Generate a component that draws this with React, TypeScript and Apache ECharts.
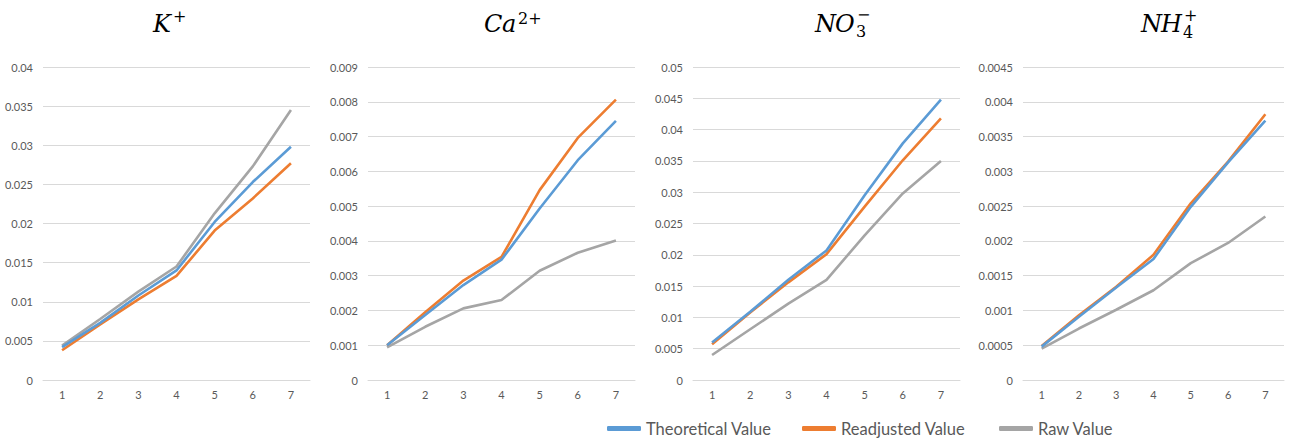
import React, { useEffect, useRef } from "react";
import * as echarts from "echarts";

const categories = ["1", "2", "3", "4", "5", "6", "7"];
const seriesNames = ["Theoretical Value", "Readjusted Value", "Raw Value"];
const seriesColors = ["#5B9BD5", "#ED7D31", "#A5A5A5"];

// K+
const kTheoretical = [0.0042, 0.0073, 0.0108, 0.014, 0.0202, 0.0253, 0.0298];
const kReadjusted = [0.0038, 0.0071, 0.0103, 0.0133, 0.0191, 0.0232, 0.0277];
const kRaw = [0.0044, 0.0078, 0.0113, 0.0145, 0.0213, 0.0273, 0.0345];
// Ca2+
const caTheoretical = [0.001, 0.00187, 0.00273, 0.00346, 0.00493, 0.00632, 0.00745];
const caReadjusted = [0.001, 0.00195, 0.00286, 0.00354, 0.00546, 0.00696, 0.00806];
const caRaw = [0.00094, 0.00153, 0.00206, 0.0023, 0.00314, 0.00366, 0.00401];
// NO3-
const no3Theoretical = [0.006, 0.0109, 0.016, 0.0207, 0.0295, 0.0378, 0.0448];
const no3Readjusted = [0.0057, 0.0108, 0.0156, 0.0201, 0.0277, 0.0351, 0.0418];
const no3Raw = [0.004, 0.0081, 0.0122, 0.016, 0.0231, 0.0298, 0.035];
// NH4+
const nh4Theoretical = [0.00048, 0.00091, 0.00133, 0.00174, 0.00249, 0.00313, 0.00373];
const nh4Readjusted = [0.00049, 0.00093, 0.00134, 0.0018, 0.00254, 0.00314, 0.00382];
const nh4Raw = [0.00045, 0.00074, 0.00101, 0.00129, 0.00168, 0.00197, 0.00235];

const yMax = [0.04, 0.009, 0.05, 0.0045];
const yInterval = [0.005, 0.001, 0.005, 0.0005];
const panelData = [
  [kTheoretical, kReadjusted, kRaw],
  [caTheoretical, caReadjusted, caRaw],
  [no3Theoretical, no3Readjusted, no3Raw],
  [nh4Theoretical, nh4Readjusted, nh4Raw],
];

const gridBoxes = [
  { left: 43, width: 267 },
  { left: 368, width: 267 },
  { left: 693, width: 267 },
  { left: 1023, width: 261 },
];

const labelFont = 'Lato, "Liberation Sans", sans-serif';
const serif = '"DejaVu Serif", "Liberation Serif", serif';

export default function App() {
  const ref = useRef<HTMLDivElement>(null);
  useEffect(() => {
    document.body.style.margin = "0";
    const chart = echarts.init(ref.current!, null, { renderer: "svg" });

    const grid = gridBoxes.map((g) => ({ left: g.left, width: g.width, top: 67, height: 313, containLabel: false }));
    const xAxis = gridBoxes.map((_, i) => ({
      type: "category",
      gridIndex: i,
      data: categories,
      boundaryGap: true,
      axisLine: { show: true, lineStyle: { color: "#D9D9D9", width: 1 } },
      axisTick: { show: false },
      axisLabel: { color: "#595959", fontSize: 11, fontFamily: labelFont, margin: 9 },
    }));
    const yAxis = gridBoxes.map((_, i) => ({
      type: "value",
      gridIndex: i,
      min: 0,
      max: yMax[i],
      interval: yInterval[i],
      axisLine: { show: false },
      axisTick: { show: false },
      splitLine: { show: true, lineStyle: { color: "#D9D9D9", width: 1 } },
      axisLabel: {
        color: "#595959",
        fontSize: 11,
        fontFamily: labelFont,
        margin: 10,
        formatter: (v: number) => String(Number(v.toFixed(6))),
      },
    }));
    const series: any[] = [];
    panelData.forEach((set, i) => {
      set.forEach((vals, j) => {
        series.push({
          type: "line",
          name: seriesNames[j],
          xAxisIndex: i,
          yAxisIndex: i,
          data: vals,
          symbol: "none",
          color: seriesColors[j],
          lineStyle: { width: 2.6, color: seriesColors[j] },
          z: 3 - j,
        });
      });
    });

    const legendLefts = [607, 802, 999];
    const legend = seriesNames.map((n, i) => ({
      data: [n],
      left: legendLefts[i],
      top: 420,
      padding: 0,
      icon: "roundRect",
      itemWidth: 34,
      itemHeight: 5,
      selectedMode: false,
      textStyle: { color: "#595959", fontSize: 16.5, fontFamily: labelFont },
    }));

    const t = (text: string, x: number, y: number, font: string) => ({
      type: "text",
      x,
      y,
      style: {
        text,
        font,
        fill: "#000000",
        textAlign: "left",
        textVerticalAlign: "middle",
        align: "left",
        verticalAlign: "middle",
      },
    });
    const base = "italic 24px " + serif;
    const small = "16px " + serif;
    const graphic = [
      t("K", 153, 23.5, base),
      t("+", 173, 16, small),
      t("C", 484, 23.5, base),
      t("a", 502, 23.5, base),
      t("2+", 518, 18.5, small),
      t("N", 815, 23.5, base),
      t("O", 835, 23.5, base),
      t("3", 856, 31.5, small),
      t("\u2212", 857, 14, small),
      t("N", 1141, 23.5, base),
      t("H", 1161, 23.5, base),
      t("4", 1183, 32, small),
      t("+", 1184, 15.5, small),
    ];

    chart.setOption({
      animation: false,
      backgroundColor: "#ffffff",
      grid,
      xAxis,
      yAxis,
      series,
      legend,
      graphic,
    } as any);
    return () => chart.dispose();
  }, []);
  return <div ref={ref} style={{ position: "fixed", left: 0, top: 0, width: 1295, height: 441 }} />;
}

+ + + +

WHAT YOU HAVE TO DO
Wherever a line in the data above holds "React", copy that line.

SOLUTION FOR THIS PROBLEM
Generate a component that draws this with React, TypeScript and Apache ECharts.
import React, { useEffect, useRef } from "react";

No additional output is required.